** DO THIS **
Leave out any pictures and transcribe all other data below exactly.

** DATA ENTRIES **
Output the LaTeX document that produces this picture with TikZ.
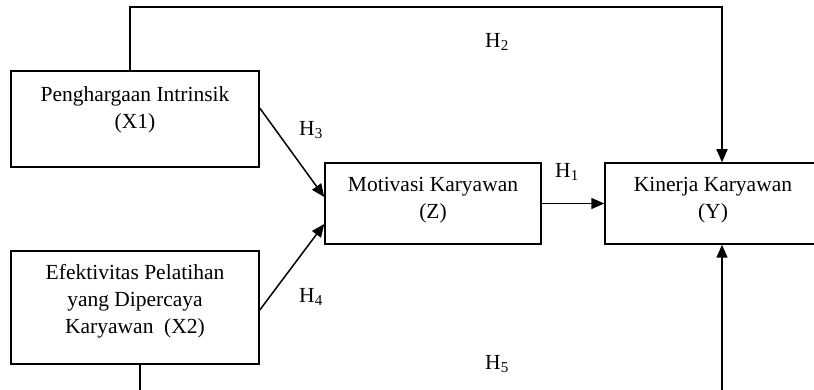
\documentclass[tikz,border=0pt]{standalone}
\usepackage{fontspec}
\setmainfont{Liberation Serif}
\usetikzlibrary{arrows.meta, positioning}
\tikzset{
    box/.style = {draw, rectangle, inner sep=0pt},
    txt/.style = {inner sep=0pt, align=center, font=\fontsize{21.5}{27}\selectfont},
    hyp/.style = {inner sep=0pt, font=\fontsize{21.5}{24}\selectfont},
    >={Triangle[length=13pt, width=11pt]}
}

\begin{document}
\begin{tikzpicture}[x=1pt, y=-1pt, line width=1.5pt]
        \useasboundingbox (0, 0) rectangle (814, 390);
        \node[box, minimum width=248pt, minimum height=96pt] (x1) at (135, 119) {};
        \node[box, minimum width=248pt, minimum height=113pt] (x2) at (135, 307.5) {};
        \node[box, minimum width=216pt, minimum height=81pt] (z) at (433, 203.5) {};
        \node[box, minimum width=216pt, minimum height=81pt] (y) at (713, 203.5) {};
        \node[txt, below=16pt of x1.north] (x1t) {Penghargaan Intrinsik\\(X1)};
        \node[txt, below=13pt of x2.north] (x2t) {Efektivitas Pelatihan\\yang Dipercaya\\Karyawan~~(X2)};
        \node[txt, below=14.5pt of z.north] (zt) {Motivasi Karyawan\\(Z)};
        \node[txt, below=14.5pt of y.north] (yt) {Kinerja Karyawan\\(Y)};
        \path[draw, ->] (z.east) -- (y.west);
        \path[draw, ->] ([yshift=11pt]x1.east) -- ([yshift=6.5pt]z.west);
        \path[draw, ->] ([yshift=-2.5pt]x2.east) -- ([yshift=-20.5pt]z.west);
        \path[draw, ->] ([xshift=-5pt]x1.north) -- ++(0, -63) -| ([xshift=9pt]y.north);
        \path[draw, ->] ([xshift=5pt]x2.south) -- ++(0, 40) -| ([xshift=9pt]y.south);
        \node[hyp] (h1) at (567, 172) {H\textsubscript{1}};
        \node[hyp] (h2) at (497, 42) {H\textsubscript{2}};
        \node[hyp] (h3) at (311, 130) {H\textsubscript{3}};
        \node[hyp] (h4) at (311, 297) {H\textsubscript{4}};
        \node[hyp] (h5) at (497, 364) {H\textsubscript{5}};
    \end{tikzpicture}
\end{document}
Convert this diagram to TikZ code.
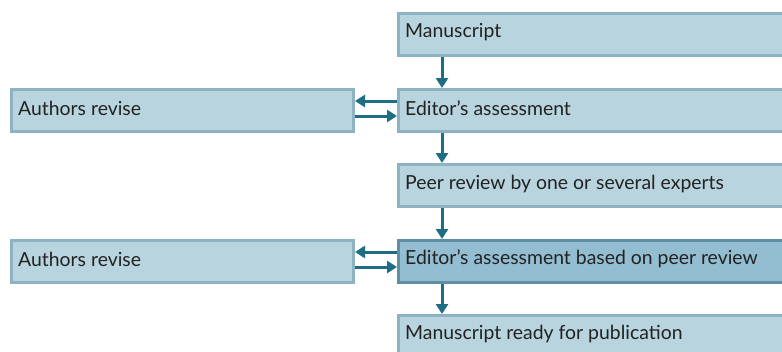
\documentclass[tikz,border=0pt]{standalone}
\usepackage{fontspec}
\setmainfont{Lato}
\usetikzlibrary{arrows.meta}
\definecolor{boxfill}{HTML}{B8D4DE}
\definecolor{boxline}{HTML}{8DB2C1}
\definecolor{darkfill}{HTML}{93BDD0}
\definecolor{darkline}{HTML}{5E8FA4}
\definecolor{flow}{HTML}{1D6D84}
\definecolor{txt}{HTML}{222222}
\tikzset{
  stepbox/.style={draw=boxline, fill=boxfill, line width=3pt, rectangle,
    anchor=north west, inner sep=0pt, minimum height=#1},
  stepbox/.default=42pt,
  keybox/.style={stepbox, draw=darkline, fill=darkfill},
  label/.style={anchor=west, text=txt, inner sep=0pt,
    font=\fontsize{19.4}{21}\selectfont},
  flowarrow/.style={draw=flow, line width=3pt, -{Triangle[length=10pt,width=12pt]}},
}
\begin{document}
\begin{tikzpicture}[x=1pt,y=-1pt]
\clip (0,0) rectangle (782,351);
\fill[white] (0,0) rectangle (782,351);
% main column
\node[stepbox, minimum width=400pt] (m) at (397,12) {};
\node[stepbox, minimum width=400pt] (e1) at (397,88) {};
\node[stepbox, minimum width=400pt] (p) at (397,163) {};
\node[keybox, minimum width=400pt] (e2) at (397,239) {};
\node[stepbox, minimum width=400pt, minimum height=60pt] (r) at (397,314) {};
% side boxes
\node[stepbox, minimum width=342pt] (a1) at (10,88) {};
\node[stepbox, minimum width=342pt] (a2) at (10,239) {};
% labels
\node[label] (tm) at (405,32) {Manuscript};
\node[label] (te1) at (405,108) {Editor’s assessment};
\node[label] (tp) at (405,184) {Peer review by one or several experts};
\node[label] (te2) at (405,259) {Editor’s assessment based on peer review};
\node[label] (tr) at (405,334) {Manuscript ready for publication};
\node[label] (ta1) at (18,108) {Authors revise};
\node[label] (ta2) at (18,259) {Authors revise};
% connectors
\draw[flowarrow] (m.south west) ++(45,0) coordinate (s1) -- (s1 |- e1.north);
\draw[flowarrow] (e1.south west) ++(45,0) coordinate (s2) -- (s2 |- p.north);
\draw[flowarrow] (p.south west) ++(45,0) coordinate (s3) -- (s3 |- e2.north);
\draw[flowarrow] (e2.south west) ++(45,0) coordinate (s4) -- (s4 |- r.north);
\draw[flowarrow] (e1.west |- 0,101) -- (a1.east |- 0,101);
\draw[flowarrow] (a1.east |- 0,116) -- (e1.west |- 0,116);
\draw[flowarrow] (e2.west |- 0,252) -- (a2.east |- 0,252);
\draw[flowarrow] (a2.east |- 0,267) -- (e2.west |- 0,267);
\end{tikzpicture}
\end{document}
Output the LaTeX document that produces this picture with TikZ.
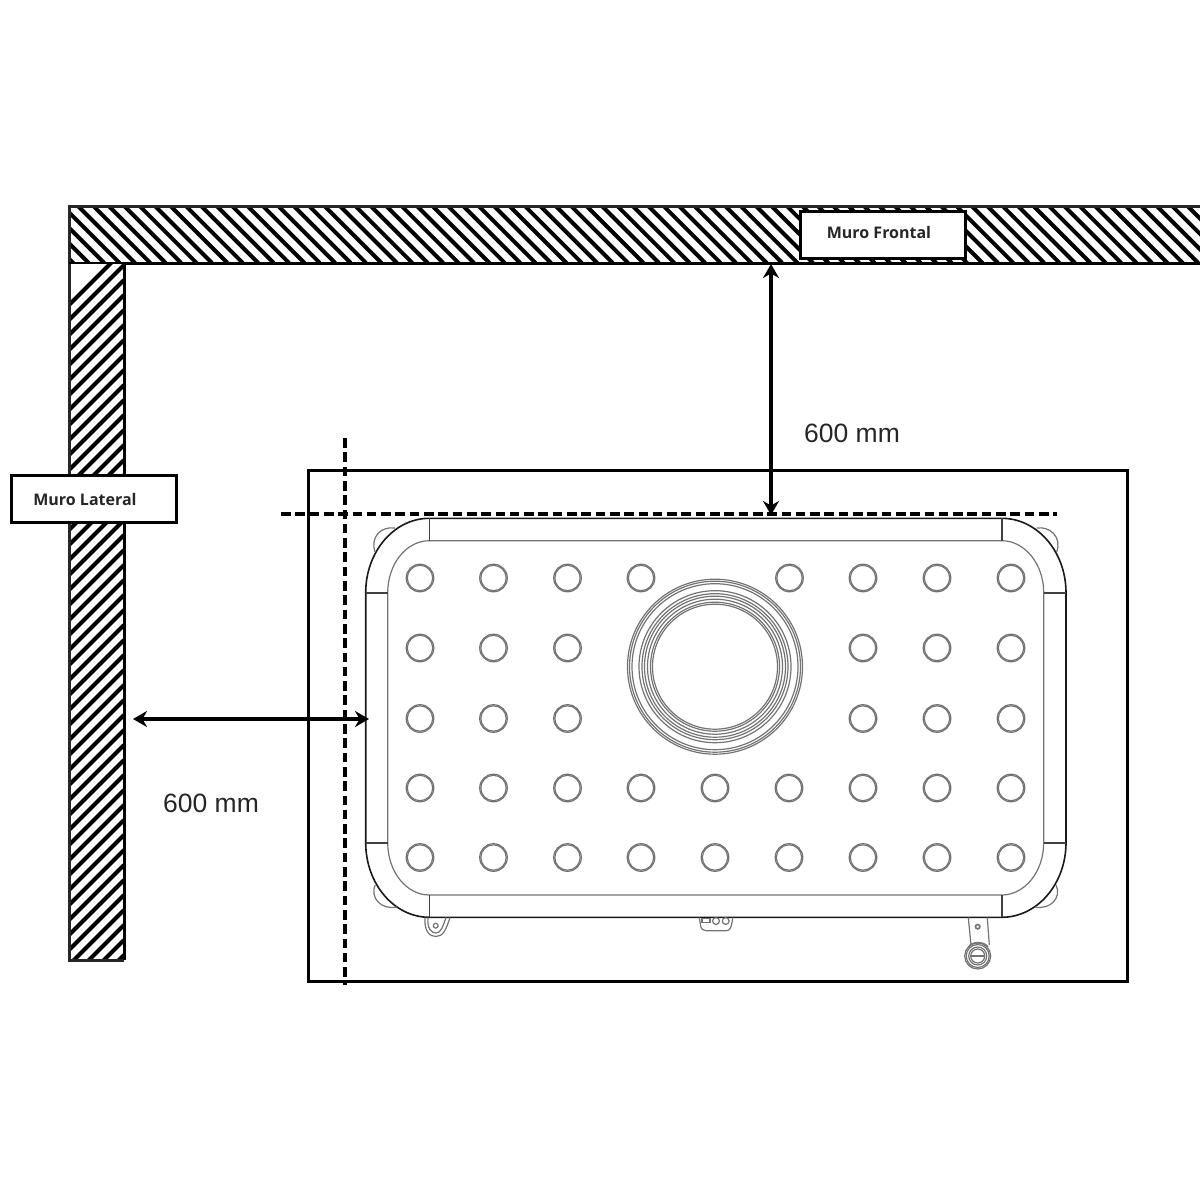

** EXERCISE ANSWER **
Output the LaTeX document that produces this picture with TikZ.
\documentclass[tikz,border=0pt]{standalone}
\usepackage{fontspec}
\setmainfont{Liberation Serif}
\usetikzlibrary{arrows.meta, positioning}
\tikzset{
    box/.style = {draw, rectangle, inner sep=0pt},
    txt/.style = {inner sep=0pt, align=center, font=\fontsize{21.5}{27}\selectfont},
    hyp/.style = {inner sep=0pt, font=\fontsize{21.5}{24}\selectfont},
    >={Triangle[length=13pt, width=11pt]}
}

\begin{document}
\begin{tikzpicture}[x=1pt, y=-1pt, line width=1.5pt]
        \useasboundingbox (0, 0) rectangle (814, 390);
        \node[box, minimum width=248pt, minimum height=96pt] (x1) at (135, 119) {};
        \node[box, minimum width=248pt, minimum height=113pt] (x2) at (135, 307.5) {};
        \node[box, minimum width=216pt, minimum height=81pt] (z) at (433, 203.5) {};
        \node[box, minimum width=216pt, minimum height=81pt] (y) at (713, 203.5) {};
        \node[txt, below=16pt of x1.north] (x1t) {Penghargaan Intrinsik\\(X1)};
        \node[txt, below=13pt of x2.north] (x2t) {Efektivitas Pelatihan\\yang Dipercaya\\Karyawan~~(X2)};
        \node[txt, below=14.5pt of z.north] (zt) {Motivasi Karyawan\\(Z)};
        \node[txt, below=14.5pt of y.north] (yt) {Kinerja Karyawan\\(Y)};
        \path[draw, ->] (z.east) -- (y.west);
        \path[draw, ->] ([yshift=11pt]x1.east) -- ([yshift=6.5pt]z.west);
        \path[draw, ->] ([yshift=-2.5pt]x2.east) -- ([yshift=-20.5pt]z.west);
        \path[draw, ->] ([xshift=-5pt]x1.north) -- ++(0, -63) -| ([xshift=9pt]y.north);
        \path[draw, ->] ([xshift=5pt]x2.south) -- ++(0, 40) -| ([xshift=9pt]y.south);
        \node[hyp] (h1) at (567, 172) {H\textsubscript{1}};
        \node[hyp] (h2) at (497, 42) {H\textsubscript{2}};
        \node[hyp] (h3) at (311, 130) {H\textsubscript{3}};
        \node[hyp] (h4) at (311, 297) {H\textsubscript{4}};
        \node[hyp] (h5) at (497, 364) {H\textsubscript{5}};
    \end{tikzpicture}
\end{document}
Convert this diagram to TikZ code.
\documentclass[tikz,border=0pt]{standalone}
\usepackage{fontspec}
\setmainfont{Lato}
\usetikzlibrary{arrows.meta}
\definecolor{boxfill}{HTML}{B8D4DE}
\definecolor{boxline}{HTML}{8DB2C1}
\definecolor{darkfill}{HTML}{93BDD0}
\definecolor{darkline}{HTML}{5E8FA4}
\definecolor{flow}{HTML}{1D6D84}
\definecolor{txt}{HTML}{222222}
\tikzset{
  stepbox/.style={draw=boxline, fill=boxfill, line width=3pt, rectangle,
    anchor=north west, inner sep=0pt, minimum height=#1},
  stepbox/.default=42pt,
  keybox/.style={stepbox, draw=darkline, fill=darkfill},
  label/.style={anchor=west, text=txt, inner sep=0pt,
    font=\fontsize{19.4}{21}\selectfont},
  flowarrow/.style={draw=flow, line width=3pt, -{Triangle[length=10pt,width=12pt]}},
}
\begin{document}
\begin{tikzpicture}[x=1pt,y=-1pt]
\clip (0,0) rectangle (782,351);
\fill[white] (0,0) rectangle (782,351);
% main column
\node[stepbox, minimum width=400pt] (m) at (397,12) {};
\node[stepbox, minimum width=400pt] (e1) at (397,88) {};
\node[stepbox, minimum width=400pt] (p) at (397,163) {};
\node[keybox, minimum width=400pt] (e2) at (397,239) {};
\node[stepbox, minimum width=400pt, minimum height=60pt] (r) at (397,314) {};
% side boxes
\node[stepbox, minimum width=342pt] (a1) at (10,88) {};
\node[stepbox, minimum width=342pt] (a2) at (10,239) {};
% labels
\node[label] (tm) at (405,32) {Manuscript};
\node[label] (te1) at (405,108) {Editor’s assessment};
\node[label] (tp) at (405,184) {Peer review by one or several experts};
\node[label] (te2) at (405,259) {Editor’s assessment based on peer review};
\node[label] (tr) at (405,334) {Manuscript ready for publication};
\node[label] (ta1) at (18,108) {Authors revise};
\node[label] (ta2) at (18,259) {Authors revise};
% connectors
\draw[flowarrow] (m.south west) ++(45,0) coordinate (s1) -- (s1 |- e1.north);
\draw[flowarrow] (e1.south west) ++(45,0) coordinate (s2) -- (s2 |- p.north);
\draw[flowarrow] (p.south west) ++(45,0) coordinate (s3) -- (s3 |- e2.north);
\draw[flowarrow] (e2.south west) ++(45,0) coordinate (s4) -- (s4 |- r.north);
\draw[flowarrow] (e1.west |- 0,101) -- (a1.east |- 0,101);
\draw[flowarrow] (a1.east |- 0,116) -- (e1.west |- 0,116);
\draw[flowarrow] (e2.west |- 0,252) -- (a2.east |- 0,252);
\draw[flowarrow] (a2.east |- 0,267) -- (e2.west |- 0,267);
\end{tikzpicture}
\end{document}
Output the LaTeX document that produces this picture with TikZ.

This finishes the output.